DATASET CONTENT:

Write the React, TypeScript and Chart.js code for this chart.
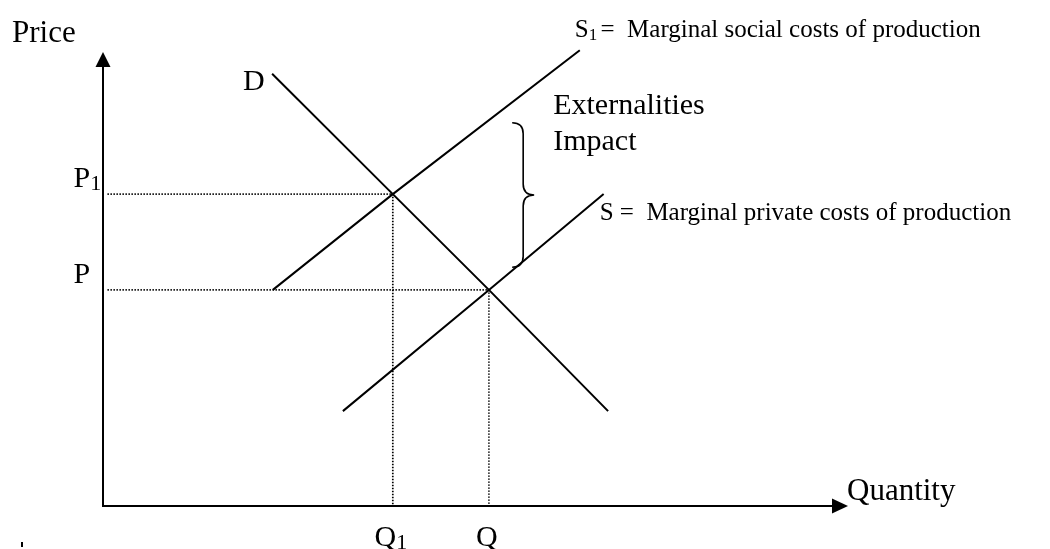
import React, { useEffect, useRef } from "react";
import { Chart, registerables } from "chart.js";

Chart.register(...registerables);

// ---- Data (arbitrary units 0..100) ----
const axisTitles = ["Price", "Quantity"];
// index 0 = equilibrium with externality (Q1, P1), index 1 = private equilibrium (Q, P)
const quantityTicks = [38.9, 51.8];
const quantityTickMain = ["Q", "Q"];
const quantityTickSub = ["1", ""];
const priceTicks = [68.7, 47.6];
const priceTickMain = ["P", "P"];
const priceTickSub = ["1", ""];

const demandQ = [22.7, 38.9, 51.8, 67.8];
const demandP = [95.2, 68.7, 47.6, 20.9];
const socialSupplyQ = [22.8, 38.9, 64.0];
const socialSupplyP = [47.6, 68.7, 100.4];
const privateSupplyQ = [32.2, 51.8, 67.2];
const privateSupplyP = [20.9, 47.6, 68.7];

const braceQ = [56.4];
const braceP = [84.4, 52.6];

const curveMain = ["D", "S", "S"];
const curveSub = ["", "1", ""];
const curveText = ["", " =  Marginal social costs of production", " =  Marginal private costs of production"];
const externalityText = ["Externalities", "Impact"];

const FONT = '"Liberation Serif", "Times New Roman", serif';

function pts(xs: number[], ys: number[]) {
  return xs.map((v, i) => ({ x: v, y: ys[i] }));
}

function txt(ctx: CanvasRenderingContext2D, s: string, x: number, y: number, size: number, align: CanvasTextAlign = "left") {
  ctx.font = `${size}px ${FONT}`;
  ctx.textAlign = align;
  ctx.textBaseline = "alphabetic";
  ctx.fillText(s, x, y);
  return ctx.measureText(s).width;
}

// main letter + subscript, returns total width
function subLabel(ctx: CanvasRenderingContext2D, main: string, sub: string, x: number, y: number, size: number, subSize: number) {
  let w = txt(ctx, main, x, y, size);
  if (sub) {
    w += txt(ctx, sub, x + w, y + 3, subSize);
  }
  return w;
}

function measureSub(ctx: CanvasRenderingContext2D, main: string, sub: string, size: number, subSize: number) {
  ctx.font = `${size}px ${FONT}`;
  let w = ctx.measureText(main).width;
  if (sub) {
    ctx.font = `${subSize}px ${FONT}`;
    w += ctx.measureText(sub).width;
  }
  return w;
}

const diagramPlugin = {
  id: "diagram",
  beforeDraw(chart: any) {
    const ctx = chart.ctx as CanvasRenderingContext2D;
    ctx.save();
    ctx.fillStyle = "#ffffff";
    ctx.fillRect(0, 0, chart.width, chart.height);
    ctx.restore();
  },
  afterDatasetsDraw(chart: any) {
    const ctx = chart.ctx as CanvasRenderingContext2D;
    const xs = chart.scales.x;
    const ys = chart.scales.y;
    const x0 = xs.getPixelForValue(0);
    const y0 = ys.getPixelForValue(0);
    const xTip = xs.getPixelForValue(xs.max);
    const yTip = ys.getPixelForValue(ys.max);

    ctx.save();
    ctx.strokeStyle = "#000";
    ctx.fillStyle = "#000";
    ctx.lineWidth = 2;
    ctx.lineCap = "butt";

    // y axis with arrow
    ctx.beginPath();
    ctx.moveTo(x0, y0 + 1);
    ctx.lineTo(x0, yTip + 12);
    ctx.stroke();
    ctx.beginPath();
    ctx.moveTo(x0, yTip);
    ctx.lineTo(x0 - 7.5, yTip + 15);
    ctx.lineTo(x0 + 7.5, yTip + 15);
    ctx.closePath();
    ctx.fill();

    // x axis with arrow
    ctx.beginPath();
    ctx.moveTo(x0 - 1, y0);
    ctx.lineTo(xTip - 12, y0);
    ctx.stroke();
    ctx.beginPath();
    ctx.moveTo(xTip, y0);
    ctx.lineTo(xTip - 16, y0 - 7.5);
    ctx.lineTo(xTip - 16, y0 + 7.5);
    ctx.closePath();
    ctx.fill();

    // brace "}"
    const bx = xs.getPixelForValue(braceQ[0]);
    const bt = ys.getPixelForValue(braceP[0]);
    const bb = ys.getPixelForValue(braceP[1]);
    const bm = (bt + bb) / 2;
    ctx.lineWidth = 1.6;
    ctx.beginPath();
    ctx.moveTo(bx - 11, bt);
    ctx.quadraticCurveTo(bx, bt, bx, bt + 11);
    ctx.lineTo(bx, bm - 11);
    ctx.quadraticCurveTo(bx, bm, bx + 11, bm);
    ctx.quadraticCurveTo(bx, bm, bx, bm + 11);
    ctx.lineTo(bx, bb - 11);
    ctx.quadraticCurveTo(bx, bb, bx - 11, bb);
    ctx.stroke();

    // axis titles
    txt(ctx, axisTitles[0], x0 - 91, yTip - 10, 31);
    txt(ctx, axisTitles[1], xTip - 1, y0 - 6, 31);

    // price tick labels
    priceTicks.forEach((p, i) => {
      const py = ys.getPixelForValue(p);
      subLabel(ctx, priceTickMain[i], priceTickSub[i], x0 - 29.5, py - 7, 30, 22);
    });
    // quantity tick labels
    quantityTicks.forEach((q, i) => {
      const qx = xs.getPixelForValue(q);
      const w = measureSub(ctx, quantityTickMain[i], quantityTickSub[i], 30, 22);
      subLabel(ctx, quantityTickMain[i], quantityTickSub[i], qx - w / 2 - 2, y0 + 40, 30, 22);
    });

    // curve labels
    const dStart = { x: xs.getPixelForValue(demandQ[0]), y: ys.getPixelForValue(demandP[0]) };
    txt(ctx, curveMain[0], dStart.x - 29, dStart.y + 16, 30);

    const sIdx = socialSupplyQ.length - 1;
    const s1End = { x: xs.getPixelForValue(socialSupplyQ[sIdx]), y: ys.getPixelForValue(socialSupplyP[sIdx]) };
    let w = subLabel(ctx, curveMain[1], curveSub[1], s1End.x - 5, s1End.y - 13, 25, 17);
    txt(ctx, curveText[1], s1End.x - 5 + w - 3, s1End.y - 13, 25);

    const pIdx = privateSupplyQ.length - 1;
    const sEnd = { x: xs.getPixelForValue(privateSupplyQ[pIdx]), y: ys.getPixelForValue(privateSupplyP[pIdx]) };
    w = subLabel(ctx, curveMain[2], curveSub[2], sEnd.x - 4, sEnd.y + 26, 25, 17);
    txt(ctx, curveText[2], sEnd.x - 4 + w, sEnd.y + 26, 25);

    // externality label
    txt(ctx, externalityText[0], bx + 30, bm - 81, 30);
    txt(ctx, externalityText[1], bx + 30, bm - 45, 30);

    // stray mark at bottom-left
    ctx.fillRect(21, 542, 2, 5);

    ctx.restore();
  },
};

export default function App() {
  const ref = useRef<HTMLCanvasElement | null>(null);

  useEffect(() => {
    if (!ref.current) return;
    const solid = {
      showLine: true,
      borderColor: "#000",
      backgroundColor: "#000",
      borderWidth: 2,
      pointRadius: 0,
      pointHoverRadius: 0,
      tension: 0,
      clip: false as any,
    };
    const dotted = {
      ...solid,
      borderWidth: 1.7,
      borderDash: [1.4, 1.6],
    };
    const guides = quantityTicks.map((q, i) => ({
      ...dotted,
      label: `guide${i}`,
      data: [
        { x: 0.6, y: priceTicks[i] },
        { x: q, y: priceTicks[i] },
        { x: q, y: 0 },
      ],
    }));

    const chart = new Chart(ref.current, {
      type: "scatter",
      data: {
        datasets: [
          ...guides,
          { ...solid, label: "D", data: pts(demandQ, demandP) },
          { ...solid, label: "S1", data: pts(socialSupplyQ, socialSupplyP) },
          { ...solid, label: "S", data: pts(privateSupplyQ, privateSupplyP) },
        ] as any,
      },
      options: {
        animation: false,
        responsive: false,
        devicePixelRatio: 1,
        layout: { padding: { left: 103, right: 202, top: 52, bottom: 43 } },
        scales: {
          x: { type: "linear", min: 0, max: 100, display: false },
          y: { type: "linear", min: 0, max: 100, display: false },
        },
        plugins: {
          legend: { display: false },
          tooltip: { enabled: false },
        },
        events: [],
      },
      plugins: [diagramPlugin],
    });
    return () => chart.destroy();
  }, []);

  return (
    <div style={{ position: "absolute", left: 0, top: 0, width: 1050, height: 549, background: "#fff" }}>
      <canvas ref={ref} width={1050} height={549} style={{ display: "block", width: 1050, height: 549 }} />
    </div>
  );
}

OBJECTIVE: Repeat the listing above exactly from its first line to the line containing "Chart.register(...registerables);", both included, and omit the pictures.

IN RESPONSE:
Write the React, TypeScript and Chart.js code for this chart.
import React, { useEffect, useRef } from "react";
import { Chart, registerables } from "chart.js";

Chart.register(...registerables);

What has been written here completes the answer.